Begin

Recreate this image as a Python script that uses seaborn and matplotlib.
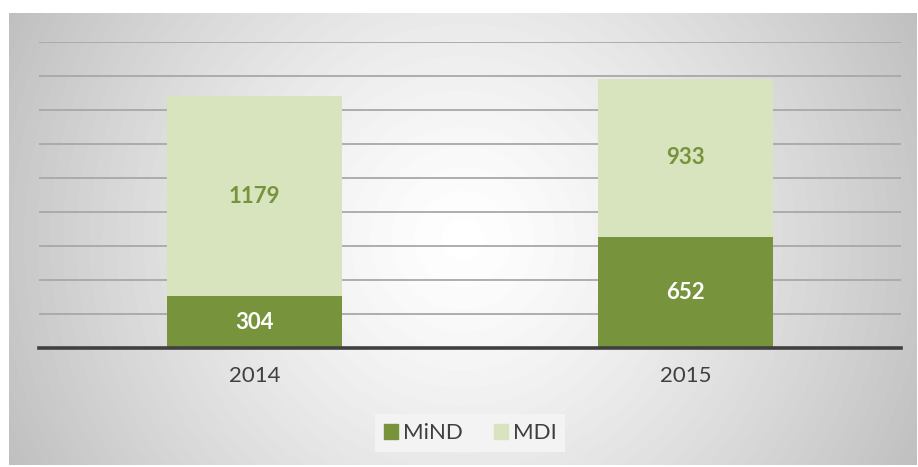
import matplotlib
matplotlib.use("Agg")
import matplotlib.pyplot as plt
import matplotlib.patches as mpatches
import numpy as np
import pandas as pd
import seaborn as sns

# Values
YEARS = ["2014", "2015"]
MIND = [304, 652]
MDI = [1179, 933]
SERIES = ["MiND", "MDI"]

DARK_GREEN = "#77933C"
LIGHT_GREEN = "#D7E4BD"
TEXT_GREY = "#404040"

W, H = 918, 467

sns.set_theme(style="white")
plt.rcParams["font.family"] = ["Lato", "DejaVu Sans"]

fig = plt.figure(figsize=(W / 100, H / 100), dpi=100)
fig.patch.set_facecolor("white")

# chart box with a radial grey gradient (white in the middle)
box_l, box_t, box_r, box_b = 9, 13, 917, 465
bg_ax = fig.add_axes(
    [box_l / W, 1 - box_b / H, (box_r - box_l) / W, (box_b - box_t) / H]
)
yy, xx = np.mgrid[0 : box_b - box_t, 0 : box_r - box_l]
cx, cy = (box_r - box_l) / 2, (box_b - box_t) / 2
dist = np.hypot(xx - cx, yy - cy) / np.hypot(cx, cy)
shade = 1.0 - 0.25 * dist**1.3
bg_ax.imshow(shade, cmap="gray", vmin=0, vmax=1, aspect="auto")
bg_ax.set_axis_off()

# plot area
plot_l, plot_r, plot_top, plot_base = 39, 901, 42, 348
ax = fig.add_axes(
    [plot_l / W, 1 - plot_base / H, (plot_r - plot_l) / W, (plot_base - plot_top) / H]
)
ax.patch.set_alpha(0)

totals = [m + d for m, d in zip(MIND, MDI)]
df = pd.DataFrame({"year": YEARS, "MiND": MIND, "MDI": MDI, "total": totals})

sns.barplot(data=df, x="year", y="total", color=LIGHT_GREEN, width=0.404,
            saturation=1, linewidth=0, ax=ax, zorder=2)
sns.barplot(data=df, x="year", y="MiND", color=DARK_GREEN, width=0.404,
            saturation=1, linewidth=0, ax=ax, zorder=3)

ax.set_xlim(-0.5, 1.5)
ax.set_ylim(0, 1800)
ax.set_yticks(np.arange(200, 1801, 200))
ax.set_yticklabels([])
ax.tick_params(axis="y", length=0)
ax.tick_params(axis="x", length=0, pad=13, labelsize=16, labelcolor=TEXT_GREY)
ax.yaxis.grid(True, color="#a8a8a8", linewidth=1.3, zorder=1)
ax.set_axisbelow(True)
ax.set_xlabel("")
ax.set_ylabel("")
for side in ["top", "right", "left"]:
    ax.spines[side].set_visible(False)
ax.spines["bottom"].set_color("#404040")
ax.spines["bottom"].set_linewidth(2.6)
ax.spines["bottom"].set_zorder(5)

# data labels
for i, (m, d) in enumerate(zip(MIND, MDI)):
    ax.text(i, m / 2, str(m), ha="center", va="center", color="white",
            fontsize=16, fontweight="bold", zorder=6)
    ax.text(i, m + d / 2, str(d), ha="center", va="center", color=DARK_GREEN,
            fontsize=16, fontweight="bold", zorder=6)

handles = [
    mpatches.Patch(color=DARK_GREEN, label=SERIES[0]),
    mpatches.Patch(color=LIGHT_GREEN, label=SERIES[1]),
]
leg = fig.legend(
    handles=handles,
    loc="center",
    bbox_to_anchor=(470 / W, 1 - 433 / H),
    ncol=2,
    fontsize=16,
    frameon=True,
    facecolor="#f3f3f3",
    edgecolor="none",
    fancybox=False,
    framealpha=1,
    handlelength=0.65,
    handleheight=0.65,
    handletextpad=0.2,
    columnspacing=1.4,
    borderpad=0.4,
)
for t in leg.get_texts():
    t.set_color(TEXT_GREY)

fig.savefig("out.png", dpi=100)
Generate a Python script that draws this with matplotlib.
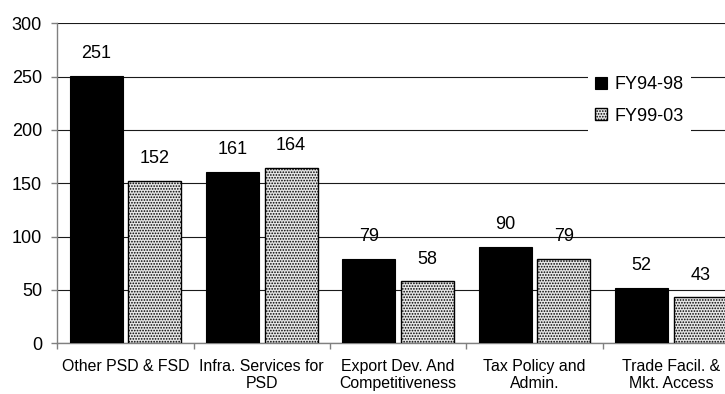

End

What you have to do → Reproduce the full listing faithfully, but do not carry over any pictures.

Full response →
Recreate this image as a Python script that uses seaborn and matplotlib.
import matplotlib
matplotlib.use("Agg")
import matplotlib.pyplot as plt
import matplotlib.patches as mpatches
import numpy as np
import pandas as pd
import seaborn as sns

# Values
YEARS = ["2014", "2015"]
MIND = [304, 652]
MDI = [1179, 933]
SERIES = ["MiND", "MDI"]

DARK_GREEN = "#77933C"
LIGHT_GREEN = "#D7E4BD"
TEXT_GREY = "#404040"

W, H = 918, 467

sns.set_theme(style="white")
plt.rcParams["font.family"] = ["Lato", "DejaVu Sans"]

fig = plt.figure(figsize=(W / 100, H / 100), dpi=100)
fig.patch.set_facecolor("white")

# chart box with a radial grey gradient (white in the middle)
box_l, box_t, box_r, box_b = 9, 13, 917, 465
bg_ax = fig.add_axes(
    [box_l / W, 1 - box_b / H, (box_r - box_l) / W, (box_b - box_t) / H]
)
yy, xx = np.mgrid[0 : box_b - box_t, 0 : box_r - box_l]
cx, cy = (box_r - box_l) / 2, (box_b - box_t) / 2
dist = np.hypot(xx - cx, yy - cy) / np.hypot(cx, cy)
shade = 1.0 - 0.25 * dist**1.3
bg_ax.imshow(shade, cmap="gray", vmin=0, vmax=1, aspect="auto")
bg_ax.set_axis_off()

# plot area
plot_l, plot_r, plot_top, plot_base = 39, 901, 42, 348
ax = fig.add_axes(
    [plot_l / W, 1 - plot_base / H, (plot_r - plot_l) / W, (plot_base - plot_top) / H]
)
ax.patch.set_alpha(0)

totals = [m + d for m, d in zip(MIND, MDI)]
df = pd.DataFrame({"year": YEARS, "MiND": MIND, "MDI": MDI, "total": totals})

sns.barplot(data=df, x="year", y="total", color=LIGHT_GREEN, width=0.404,
            saturation=1, linewidth=0, ax=ax, zorder=2)
sns.barplot(data=df, x="year", y="MiND", color=DARK_GREEN, width=0.404,
            saturation=1, linewidth=0, ax=ax, zorder=3)

ax.set_xlim(-0.5, 1.5)
ax.set_ylim(0, 1800)
ax.set_yticks(np.arange(200, 1801, 200))
ax.set_yticklabels([])
ax.tick_params(axis="y", length=0)
ax.tick_params(axis="x", length=0, pad=13, labelsize=16, labelcolor=TEXT_GREY)
ax.yaxis.grid(True, color="#a8a8a8", linewidth=1.3, zorder=1)
ax.set_axisbelow(True)
ax.set_xlabel("")
ax.set_ylabel("")
for side in ["top", "right", "left"]:
    ax.spines[side].set_visible(False)
ax.spines["bottom"].set_color("#404040")
ax.spines["bottom"].set_linewidth(2.6)
ax.spines["bottom"].set_zorder(5)

# data labels
for i, (m, d) in enumerate(zip(MIND, MDI)):
    ax.text(i, m / 2, str(m), ha="center", va="center", color="white",
            fontsize=16, fontweight="bold", zorder=6)
    ax.text(i, m + d / 2, str(d), ha="center", va="center", color=DARK_GREEN,
            fontsize=16, fontweight="bold", zorder=6)

handles = [
    mpatches.Patch(color=DARK_GREEN, label=SERIES[0]),
    mpatches.Patch(color=LIGHT_GREEN, label=SERIES[1]),
]
leg = fig.legend(
    handles=handles,
    loc="center",
    bbox_to_anchor=(470 / W, 1 - 433 / H),
    ncol=2,
    fontsize=16,
    frameon=True,
    facecolor="#f3f3f3",
    edgecolor="none",
    fancybox=False,
    framealpha=1,
    handlelength=0.65,
    handleheight=0.65,
    handletextpad=0.2,
    columnspacing=1.4,
    borderpad=0.4,
)
for t in leg.get_texts():
    t.set_color(TEXT_GREY)

fig.savefig("out.png", dpi=100)
Generate a Python script that draws this with matplotlib.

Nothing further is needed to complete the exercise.